From a distance, one could be forgiven for mistaking a sea cucumber for an actual cucumber. Most of the time, the animals rest on the ocean floor, filtering food from the water that flows around them. Their dark, knobbly bodies do strongly resemble cucumbers, although some exotic species give away their animal nature with warts in colors like orange and blue. They eat plankton and other organic material, either through filter feeding or by sifting through the sediment on the ocean floor with the flexible tentacles that surround their mouths.
Like other ocean-going animals, the sea cucumber filters out oxygen from seawater to breathe. In this case, an apparatus to extract oxygen — called a breathing tree — starts at the base of the anus and runs along the animal's body. The cucumber intakes small amounts of water through the anus and cloaca, and then expels the waste back through the cloaca. The animal's simple breathing and digestive system suggests that it has been around for millions of years, and there are fossilized examples to support this hypothesis from the Silurian period, 400 million years ago.
Some species in this class do have a trick up their sleeve when self-defense is needed.
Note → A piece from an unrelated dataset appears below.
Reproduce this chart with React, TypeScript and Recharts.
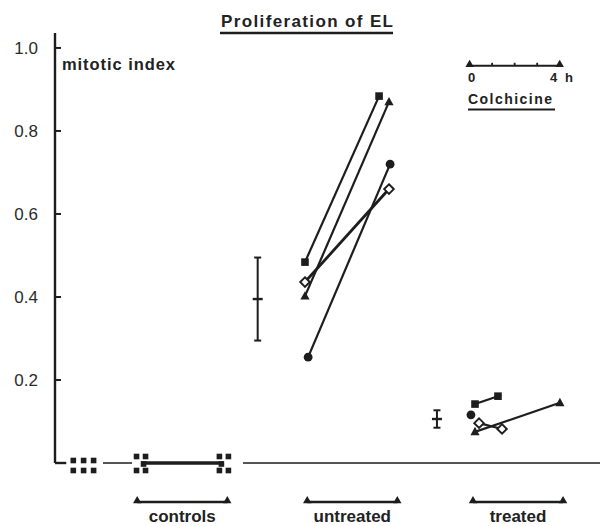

Under moderate amounts of stress, one will squirt water from both ends. Under extreme stress, however, the animal will regurgitate its stomach and escape in the subsequent chaos. The stomach will regrow within a relatively brief period of time. Other echinoderms are also able to force their stomachs inside out, usually to feed, but the stomach usually retracts back into the body.
In Asian cuisine, sea cucumber appears both fresh and dried, and it is commonly used in soups and stews. The flavor is bland, and the texture is rubbery and slightly gelatinous. The animal is also used in some traditional medicines, and Western pharmaceutical companies have begun to study it to see if it contains useful properties. Some species appear to have anticoagulant, anti-inflammatory, and antimicrobial compounds that may be usable in medical treatment.